* Strike expands to include grid operator
* Statnett says will not able to repair grid if problems
* Power supplier to Kollsnes also affected
* Government has made no move to intervene
By Nerijus Adomaitis
OSLO, May 14 (Reuters) - Norwegian power and grid company workers have joined a growing strike, creating a risk of nationwide disruptions to electricity supply, grid operator Statnett said on Tuesday, including to Norway’s power and gas exports abroad.
The EL&IT Forbundet union first called a strike on April 29 of 80 members who seek to sign a collective agreement with IT infrastructure company Atea. On May 7, it expanded the action to 3,000 members at regional power companies that are customers of Atea.
As of Tuesday, another 466 members joined the strike, including workers at Statnett, which manages high-voltage transmission lines and power cables going abroad. The state-owned grid operator said it could no longer vouch for security of power supplies and warned of potential blackouts.

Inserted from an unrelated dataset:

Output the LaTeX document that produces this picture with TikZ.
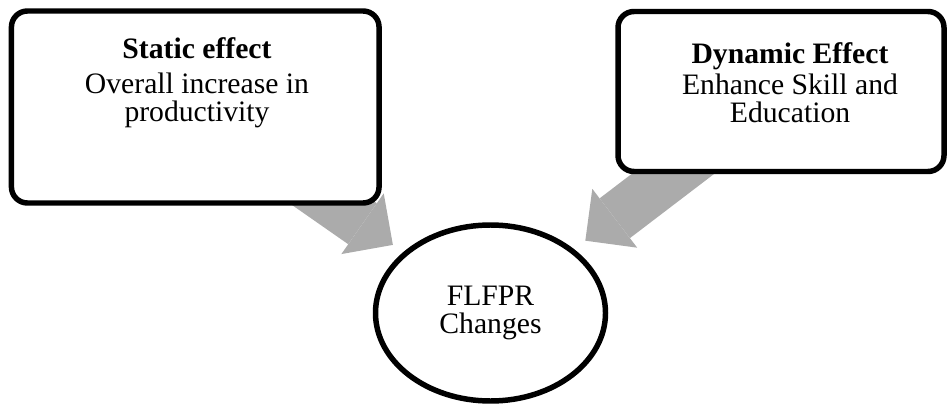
\documentclass[tikz,border=0pt]{standalone}
\usepackage{fontspec}
\setmainfont{Liberation Serif}
\usetikzlibrary{arrows.meta, backgrounds, shapes.geometric}
\definecolor{arrowgray}{RGB}{171,171,171}

\begin{document}
\begin{tikzpicture}[
    effectbox/.style={draw, line width=3.9pt, rounded corners=0.4cm, fill=white, inner sep=0pt},
    effecttext/.style={align=center, inner sep=0pt, font=\fontsize{21.1}{19.9}\selectfont},
    bigarrow/.style={arrowgray, line width=1.25cm, -{Triangle[length=0.925cm, width=1.85cm, line width=0pt]}}]
  \useasboundingbox (0,0) rectangle (23.675,10.125);

  % the two effects
  \node[effectbox, minimum width=9.19cm, minimum height=4.8cm] (static) at (4.881,7.45) {};
  \node[effecttext, anchor=north] (statictext) at (4.925,9.2) {\textbf{Static effect}\\[5.5pt] Overall increase in\\ productivity};

  \node[effectbox, minimum width=8.15cm, minimum height=4.0cm] (dynamic) at (19.525,7.8375) {};
  \node[effecttext, anchor=north] (dynamictext) at (19.75,9.065) {\textbf{Dynamic Effect}\\[2.3pt] Enhance Skill and\\ Education};

  % the outcome
  \node[effecttext, draw, ellipse, line width=3.9pt, fill=white, minimum width=5.75cm, minimum height=4.4cm] (flfpr) at (12.2625,2.3) {FLFPR\\ Changes};

  \begin{scope}[on background layer]
    \draw[bigarrow, shorten >=0.315cm] (static.center) -- (flfpr);
    \draw[bigarrow, shorten >=0.35cm] (dynamic.center) -- (flfpr);
  \end{scope}
\end{tikzpicture}
\end{document}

“Those of our people who are supposed to repair power lines and substations are on strike as of today. We consider the situation very serious,” Oeivind Rue, Statnett’s executive vice president, said.
“If something happens on the grid, it would remain unrepaired as long as the strike goes on,” Rue said.
The government, which can step in to stop the strike if it threatens human lives, vital infrastructure or national interests, has so far not made a move to intervene.
Among the companies affected by the strike is Bergen-based BKK, the power supplier to Norway’s leading gas processing plant Kollsnes, which exports gas to Britain and continental Europe.
Gas processing plants need a stable power supply, and even a small dip in power could halt gas compressors abruptly.
Statoil, which is the technical service provider at Kollsnes, could not immediately be reached for comment. Gassco, the plant’s operator, said in an email it was following the situation closely.
Power suppliers affected by the strike put out notices on their websites advising customers to be ready with fresh batteries for flashlights and with cables to charge mobile phones from cars in case the lights go off.